Acknowledging that upgrading the regulatory capital rules had been discussed prior to her appointment, and ever since the Securities Industries Act was reformed in 2011, the Securities Commission chief said regulators had first explored adapting the banking industry’s Basel rules to suit broker/dealers and investment advisers.

“We found those rules too complex for our registrants and licensees,” she explained. “In the 1999 Act, the solvency rules were based on the net capital rule. But since 1999 and 2011, our market has grown in size and complexity, and a firm’s capital requirements are not aligned with a firm’s risk.

“That does not necessarily mean there’s a capital inadequacy as a result. It means we cannot be confident that a firm’s measure of risk is appropriate, and all liabilities are included. The commission is empowered to monitor the solvency of licensees and take action to protect clients where solvency is in doubt.”

Besides consulting local industry practitioners, Ms Rolle said the Securities Commission also benchmarked the proposed Securities Industry (Financial Resources) Rules 2021 against capital requirements imposed by other international financial centres (IFCs) such as the Cayman Islands, Jersey, the Isle of Man, Hong Kong, Cyprus, Ireland, Dubai and Singapore.

Explaining that these were chosen because of their similarities to The Bahamas’ financial services industry, and the interaction between regulator and private sector, Ms Rolle said broker/dealers and investment advisors already compliant with existing regulatory capital requirements will have nothing to fear from the new proposals.

Referring to a survey analysis performed by the Securities Commission, she said: “We found all the licensees currently meeting their regulatory capital will continue to meet their regulatory capital under these rules. Those licensees that are deficient in regulatory capital, these rules will expose that and possibly to a greater extent than the net capital rule.”

Ms Rolle added that the Securities Industry (Financial Resources) Rules 2021 are “a hybrid” between the old “net capital rule”, dating from 1999, and the Basle requirements. “It sifts out a lot of the complexity, and ensures clients are sufficiently protected.
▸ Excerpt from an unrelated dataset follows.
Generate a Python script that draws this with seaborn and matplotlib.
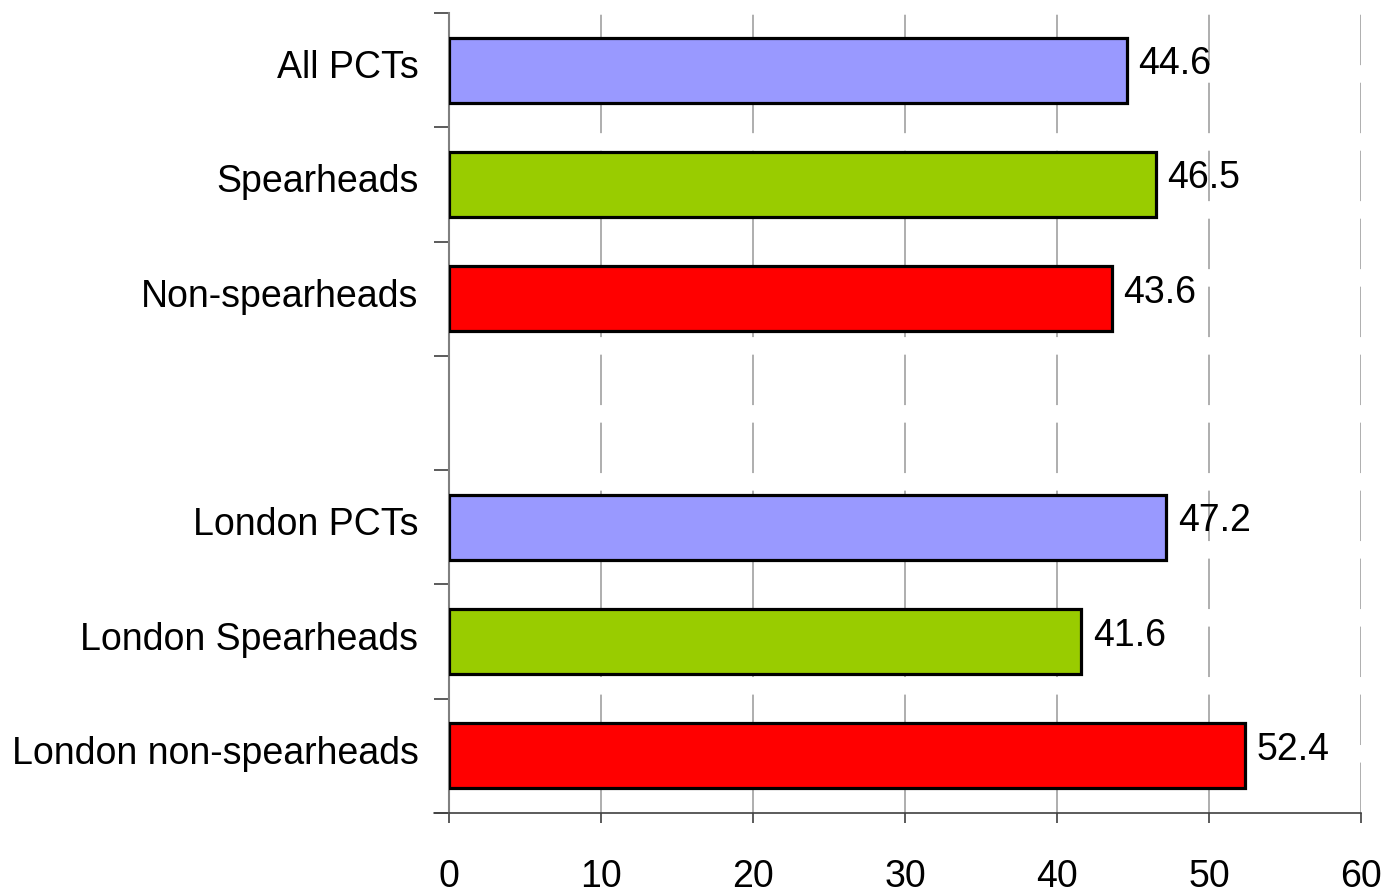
import matplotlib
matplotlib.use("Agg")
import matplotlib.pyplot as plt
import matplotlib.transforms as mtransforms
import seaborn as sns
import pandas as pd
import numpy as np
from matplotlib.lines import Line2D

categories = ["All PCTs", "Spearheads", "Non-spearheads", "",
              "London PCTs", "London Spearheads", "London non-spearheads"]
values = [44.6, 46.5, 43.6, np.nan, 47.2, 41.6, 52.4]
colors = ["#9999FF", "#99CC00", "#FF0000", "#FFFFFF",
          "#9999FF", "#99CC00", "#FF0000"]
x_ticks = [0, 10, 20, 30, 40, 50, 60]

sns.set_theme(style="white")
plt.rcParams["font.family"] = ["Liberation Sans", "DejaVu Sans"]

df = pd.DataFrame({"group": categories, "value": values})

fig = plt.figure(figsize=(13.88, 8.94), dpi=100)
ax = fig.add_axes([0.3235, 0.0906, 0.657, 0.8949])

sns.barplot(data=df, x="value", y="group", hue="group", palette=colors,
            order=categories, hue_order=categories, legend=False,
            orient="h", width=0.57, edgecolor="black", linewidth=2.3,
            saturation=1, ax=ax, zorder=3)

ax.set_xlim(0, 60)
ax.set_ylim(len(categories) - 0.5, -0.5)
ax.set_xlabel("")
ax.set_ylabel("")

# dashed vertical gridlines
for xv in x_ticks[1:]:
    ax.axvline(xv, color="#999999", linewidth=1.1,
               linestyle=(0, (33, 11.5)), zorder=1)

# spines
for s in ["top", "right"]:
    ax.spines[s].set_visible(False)
ax.spines["left"].set_color("#808080")
ax.spines["left"].set_linewidth(1.5)
ax.spines["bottom"].set_color("#404040")
ax.spines["bottom"].set_linewidth(1.2)
ax.spines["bottom"].set_zorder(4)

# bottom axis line extends a little past the y axis
ax.add_line(Line2D([-1.0, 0], [len(categories) - 0.5] * 2, color="#404040",
                   linewidth=1.2, clip_on=False))

# x ticks
ax.set_xticks(x_ticks)
ax.set_xticklabels([str(t) for t in x_ticks])
ax.tick_params(axis="x", direction="out", length=7, width=1.2,
               color="#404040", pad=26, labelsize=27, labelcolor="black",
               bottom=True)

# y labels at centers, tick marks at category boundaries
ax.set_yticks(range(len(categories)))
ax.set_yticklabels(categories)
ax.tick_params(axis="y", which="major", length=0, pad=22, labelsize=27,
               labelcolor="black")
ax.set_yticks(np.arange(-0.5, len(categories) + 0.5, 1.0), minor=True)
ax.tick_params(axis="y", which="minor", direction="out", length=11,
               width=1.2, color="#404040", left=True)

# nudge category labels slightly upward
lift = mtransforms.ScaledTranslation(0, 6 / 100, fig.dpi_scale_trans)
for lbl in ax.get_yticklabels():
    lbl.set_transform(lbl.get_transform() + lift)

# value labels
for i, v in enumerate(values):
    if np.isnan(v):
        continue
    ax.text(v + 0.75, i, f"{v:.1f}", va="center", ha="left",
            fontsize=27, color="black", zorder=5,
            transform=ax.transData + lift)

fig.savefig("out.png", dpi=100, facecolor="white")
“In a nutshell, what’s happening with these rules is that a licensee/registrant is required to keep capital of 120 percent of adjusted net liquid assets.... If you fall below the 120 percent trigger ratio, the Commission will develop policies for enforcement measures to be taken to protect clients of licensees.”

To minimise bureaucracy and red tape, Ms Rolle said Securities Commission licensees who are regulated by the Central Bank in their capacity as banks and trust companies will not be required to make capital adequacy reports to the former regulator.

“The Central Bank, being a prudential regulator, keeps their hands on the solvency of their licensees,” Ms Rolle said. “We don’t find the need to duplicate or upload more requirements on what is already required.”

Still, the base or “fixed floor capital” required by broker/dealers involved in just arranging securities deals or managing securities is set to double from the existing $25,000 to $50,000 under the new rules. Broker/dealers dealing in securities as a principal, or as an agent, will see their respective base requirements rise from $300,000 and $120,000 to $325,000 and $175,000, respectively.

Describing the rules as “a first step” in addressing regulatory capital adequacy, Ms Rolle added: “It’s forcing the licensee to look at their business with a more critical eye and make decisions with a more critical eye.

“The next step is to also produce Financial Resources Rules for licensees under the Investments Fund Act. Essentially it’s the same thing required; to maintain a certain level of capital. That only impacts fund administrators.

“We’ll also produce those rules for licensees under the Financial and Corporate Services Providers Act who, going forward, will be required to maintain a certain level of capital adequacy. We haven’t determined who those licensees will be, but those whose activities fall under financial services will be required to maintain a certain level of capital.”